After a friend gave him a low, laid-back Kentucky stick chair, he started noticing that the foldable wooden chairs were enjoying a renewal online. “I started messing around seeing if I could make one out of pallets,” D’Aponte says. As he was working on the technical challenges of creating the chair, D’Aponte began playing with color.
The small sculptures — something he hadn’t done since he was a student at LaGuardia High School in New York City — took shape from offcuts that he dipped in acrylic paint as “color experiments.”
“I was taking tons of photos and spending more time in nature than ever before,” D’Aponte says. He started working with nature’s color palettes (a verbal pun he enjoys) from photos he had taken, digitally isolating colors from each picture, then finding matching exterior acrylic paint into which he would dip the ends of the wooden “sticks.” As the idea progressed, he assigned each chair a particular place.
In his chair called “Twilight at Duck Harbor,” the tips of each stick reference the deep blues of water and the fiery oranges of a summer sunset. In “Rosehips,” a range of greens mix with red and pink to create a rhythmic pattern of color set against the beige of the unpainted wood, a subtle reference to the sandy environs where rosehips grow. D’Aponte’s color is pure and bright, suggesting the optimism and delight of a summer day.
Each chair is held together by a piece of rope, another reference to their beachy, nautical context. “I’ve gotten to know a lot about ropes and knots,” he says, learning mostly from books he found at the Wellfleet Public Library.
Although he initially purchased the rope for his chairs, he has since begun volunteering on the Center for Coastal Studies’ beach cleanups and trash sorting, which has yielded him a few coils of the “fishing detritus,” now hanging outside his woodshop. “It now becomes a new challenge of what to make with that,” D’Aponte notes.
D’Aponte’s small-scale sculptures traverse similar territory as his chairs yet without the functionality. In one piece, a split block of wood hangs from a rope, the inner surfaces illuminated with baby blue paint, giving vitality to something otherwise overlooked. “The sculptures get to be even more whimsical than the chairs,” he says. “The chairs have a loose itinerary.”

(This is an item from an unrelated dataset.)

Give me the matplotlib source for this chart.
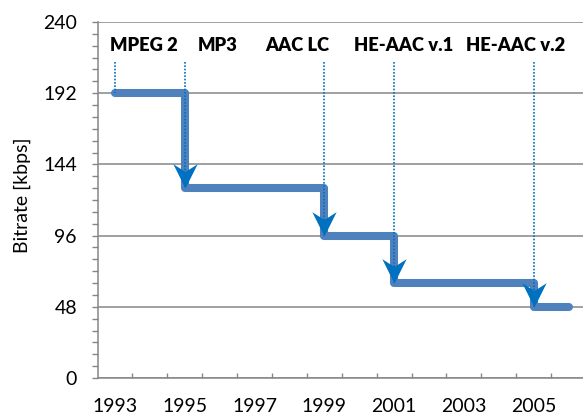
import matplotlib
matplotlib.use("Agg")
import matplotlib.pyplot as plt
from matplotlib.path import Path
from matplotlib.ticker import MultipleLocator, FixedLocator
import numpy as np

# ---- data ----
step_years = [1993, 1995, 1999, 2001, 2005, 2006]
bitrates = [192, 128, 96, 64, 48, 48]
codecs = ["MPEG 2", "MP3", "AAC LC", "HE-AAC v.1", "HE-AAC v.2"]
codec_years = [1993, 1995, 1999, 2001, 2005]
xtick_years = [1993, 1995, 1997, 1999, 2001, 2003, 2005]
ytick_values = [0, 48, 96, 144, 192, 240]

# ---- layout ----
label_x = [1993.84, 1995.95, 1998.24, 2001.26, 2004.48]
label_y = 224
dot_top = 213

FONT = "Lato"
line_c = "#4F81BD"
arrow_c = "#0070C0"
grid_c = "#868686"

fig = plt.figure(figsize=(5.83, 4.16), dpi=100)
ax = fig.add_axes([97.5 / 583, 1 - 378 / 416, (586 - 97.5) / 583, 356 / 416])

ax.set_xlim(1992.5, 2006.5)
ax.set_ylim(0, 240)

# main step line
ax.step(step_years, bitrates, where="post", color=line_c, lw=5.8,
        solid_joinstyle="round", solid_capstyle="round", zorder=3)

# dotted markers for codec introductions
for i, (yr, name) in enumerate(zip(codec_years, codecs)):
    idx = step_years.index(yr)
    bottom = bitrates[idx]
    ax.plot([yr, yr], [dot_top, bottom], color=arrow_c, lw=1.2,
            ls=(0, (1, 1)), zorder=4)
    ax.text(label_x[i], label_y, name, ha="center", va="center",
            fontsize=13.2, fontweight="heavy", family=FONT, color="black")

# arrowheads at each drop
arrow_path = Path([(0, 0), (-0.5, 1.0), (0, 0.68), (0.5, 1.0), (0, 0)],
                  [Path.MOVETO, Path.LINETO, Path.LINETO, Path.LINETO, Path.CLOSEPOLY])
for yr, v in zip(step_years[1:5], bitrates[1:5]):
    ax.plot([yr], [v], marker=arrow_path, markersize=35, color=arrow_c,
            markeredgewidth=0, linestyle="none", zorder=5)

# grid and spines
ax.yaxis.set_major_locator(FixedLocator(ytick_values))
ax.yaxis.set_minor_locator(MultipleLocator(8))
ax.grid(axis="y", which="major", color=grid_c, lw=1.1, zorder=0)
ax.set_axisbelow(True)
for s in ["top", "right"]:
    ax.spines[s].set_visible(False)
for s in ["left", "bottom"]:
    ax.spines[s].set_color(grid_c)
    ax.spines[s].set_linewidth(1.1)

ax.tick_params(axis="y", which="both", direction="out", length=4.3, width=1.0,
               color=grid_c, pad=10.5, labelsize=14)
ax.set_yticklabels([str(v) for v in ytick_values], family=FONT)

ax.xaxis.set_major_locator(FixedLocator(xtick_years))
ax.xaxis.set_minor_locator(FixedLocator(np.arange(1993.5, 2006.0, 1.0)))
ax.tick_params(axis="x", which="major", length=0, pad=14.5, labelsize=14)
ax.tick_params(axis="x", which="minor", direction="in", length=3.6, width=1.0,
               color=grid_c)
ax.set_xticklabels([str(v) for v in xtick_years], family=FONT)

fig.text(22 / 583, 1 - 195 / 416, "Bitrate [kbps]", rotation=90, ha="center",
         va="center", fontsize=14, family=FONT)

fig.savefig("out.png", dpi=100)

But he quickly tires of trying to establish distinctions between his art and design. “There’s so much specialization,” he says. “I don’t want to be a specialist. I want to be a generalist.” Under the eaves of his home, he keeps a studio of “soft goods” — clothing he makes by mixing and juxtaposing shirts with pockets from other shirts, or pants with cuffs from other pants.
“Every project is about making something from what we already have or that has untapped potential,” he says. “If you know where the garbage is from, it’s archaeology.”